I Paesi arabi si oppongono al trasferimento forzato dei Palestinesi da Gaza

Il vertice del Cairo condanna la proposta del Presidente Trump e riafferma il diritto dei palestinesi alla loro terra e dignità.

I Paesi arabi si oppongono al trasferimento forzato dei Palestinesi da Gaza
Manifestanti egiziani protestano contro il piano di Trump

Al Cairo si è tenuto un incontro tra i Ministri degli Esteri di Egitto, Giordania, Arabia Saudita, Qatar, dell’Autorità Nazionale Palestinese e dei rappresentanti della Lega Araba.

A valle di questa riunione è emerso un netto rifiuto, approvato in maniera unanime, della proposta avanzata dal Presidente Trump, che prevedeva il trasferimento dei palestinesi della Striscia di Gaza verso Egitto e Giordania per procedere alla ricostruzione della Striscia.

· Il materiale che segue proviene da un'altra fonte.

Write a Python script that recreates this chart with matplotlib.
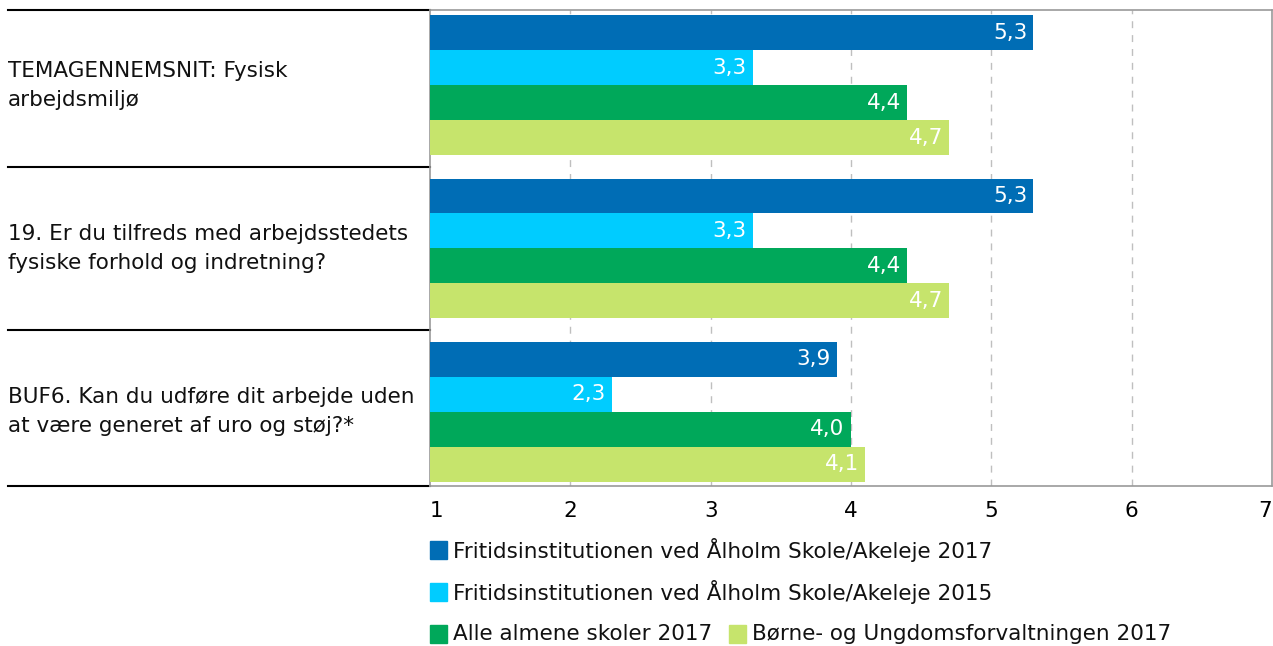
import numpy as np
import matplotlib
matplotlib.use("Agg")
import matplotlib.pyplot as plt
from matplotlib.patches import Rectangle
import matplotlib.transforms as mtransforms

# data
questions = [
    "TEMAGENNEMSNIT: Fysisk\narbejdsmiljø",
    "19. Er du tilfreds med arbejdsstedets\nfysiske forhold og indretning?",
    "BUF6. Kan du udføre dit arbejde uden\nat være generet af uro og støj?*",
]
series_names = [
    "Fritidsinstitutionen ved Ålholm Skole/Akeleje 2017",
    "Fritidsinstitutionen ved Ålholm Skole/Akeleje 2015",
    "Alle almene skoler 2017",
    "Børne- og Ungdomsforvaltningen 2017",
]
akeleje_2017 = [5.3, 5.3, 3.9]
akeleje_2015 = [3.3, 3.3, 2.3]
almene_2017 = [4.4, 4.4, 4.0]
buf_2017 = [4.7, 4.7, 4.1]
colors = ["#006DB5", "#00CCFF", "#00A85A", "#C6E46C"]
xticks = [1, 2, 3, 4, 5, 6, 7]

plt.rcParams['font.family'] = ['DejaVu Sans']
FS = 15.5
W, H = 1273, 646
fig = plt.figure(figsize=(W / 100, H / 100), dpi=100)
ax = fig.add_axes([430 / W, 1 - 486 / H, 842 / W, 476 / H])

bar_h = 0.214
all_vals = [akeleje_2017, akeleje_2015, almene_2017, buf_2017]
for s, vals in enumerate(all_vals):
    for i, v in enumerate(vals):
        yc = i + (s - 1.5) * bar_h
        ax.barh(yc, v - 1, left=1, height=bar_h, color=colors[s], zorder=3)
        ax.text(v - 0.045, yc, f"{v:.1f}".replace(".", ","), ha="right", va="center",
                color="white", fontsize=FS, zorder=4)

ax.set_xlim(1, 7)
ax.set_ylim(2.455, -0.46)
ax.set_yticks([])
ax.set_xticks(xticks)
ax.set_xticklabels([str(t) for t in xticks], fontsize=FS)
labs = ax.get_xticklabels()
labs[0].set_ha("left")
labs[-1].set_ha("right")
ax.tick_params(axis="x", length=0, pad=11)
for x in xticks[1:-1]:
    ax.axvline(x, color="#BFBFBF", linestyle=(0, (5, 5)), linewidth=1, zorder=1)
for sp in ax.spines.values():
    sp.set_color("#999999")
    sp.set_linewidth(1.2)

# category separators and labels to the left
trans = mtransforms.blended_transform_factory(fig.transFigure, ax.transData)
for yl in [-0.46, 0.5, 1.5, 2.455]:
    ax.plot([8 / W, 430 / W], [yl, yl], transform=trans, color="black",
            linewidth=1.5, clip_on=False)
for i, q in enumerate(questions):
    ax.text(8 / W, i, q, transform=trans, ha="left", va="center", fontsize=FS,
            linespacing=1.55, color="#111111")

# legend in flow layout
rows = [[0], [1], [2, 3]]
row_y = [550, 592, 634]
x_start = 430
for r, idxs in zip(row_y, rows):
    x = x_start
    for k in idxs:
        fig.patches.append(Rectangle((x / W, 1 - (r + 9) / H), 17 / W, 18 / H,
                                     transform=fig.transFigure, color=colors[k]))
        t = fig.text((x + 23) / W, 1 - r / H, series_names[k], ha="left",
                     va="center", fontsize=FS, color="#111111")
        fig.canvas.draw()
        bb = t.get_window_extent()
        x = bb.x1 + 17

fig.savefig("out.png", dpi=100)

In una dichiarazione congiunta, i rappresentanti dei Paesi arabi hanno ribadito che, “in nessuna circostanza”, si potrà accettare lo spostamento dei palestinesi, difendendo con fermezza i loro diritti inalienabili alla propria terra e respingendo ogni forma di ingerenza esterna che potrebbe compromettere la stabilità regionale.

Le posizioni dei leader regionali

Il Presidente Trump aveva sostenuto, durante uno scambio di battute con i giornalisti nello Studio Ovale, che Egitto e Giordania dovrebbero accogliere i profughi di Gaza, affermando:

"Lo faranno. Lo faranno. Lo faranno, ok? Noi facciamo molto per loro e loro faranno quello che gli diciamo di fare".

Tuttavia, sia il presidente egiziano Abdel Fatah el-Sissi sia il re Abdullah II di Giordania hanno successivamente esplicitamente respinto tale proposta, sottolineando come il trasferimento non solo violerebbe i diritti dei palestinesi, ma metterebbe in seria discussione anche la sicurezza nazionale e la stabilità politica dei rispettivi Paesi.

La crisi umanitaria a Gaza

Nel frattempo, la situazione sanitaria e sociale nella Striscia di Gaza continua a peggiorare.

Lo staff diplomatico inviato dal Presidente Trump, guidato dall’inviato speciale per il Medio Oriente Steve Witkoff, ha visitato il territorio, constatando una devastazione diffusa su larga scala: “Non rimane quasi nulla” della Striscia.

La ricostruzione dell’enclave, segnata da anni di conflitto, potrebbe richiedere dai 10 ai 15 anni, secondo la sua valutazione.

Durante il sopralluogo, Witkoff ha documentato in prima persona il drammatico spostamento della popolazione, che si sta dirigendo verso nord per verificare lo stato delle proprie abitazioni, trovandosi di fronte a una realtà caratterizzata dalla totale carenza di servizi essenziali, quali acqua ed elettricità.

Il problema dei detriti bellici

Una recente valutazione delle Nazioni Unite ha evidenziato che lo smaltimento di oltre 50 milioni di tonnellate di detriti, residui della campagna militare condotta da Israele, potrebbe richiedere ben 21 anni e un investimento di circa 1,2 miliardi di dollari.

I detriti, spesso contaminati da sostanze tossiche come l’amianto e, in alcuni casi, contenenti resti umani, rappresentano un ulteriore serio rischio per la salute pubblica e l’ambiente.

Il Ministero della salute di Gaza, controllato da Hamas, ha infatti stimato che fino a 10.000 corpi potrebbero essere ancora sepolti sotto le macerie.

In questo contesto, la posizione unanime espressa dai Ministri arabi lascia chiaramente intendere che la proposta di spostamento forzato dei palestinesi non è una soluzione accettabile, bensì un ulteriore ostacolo alla pace e alla convivenza nella regione.

La strada da percorrere resta quella di una pace giusta e sostenibile, basata su una soluzione a due Stati, nel rispetto dei diritti e della dignità di tutti i popoli coinvolti.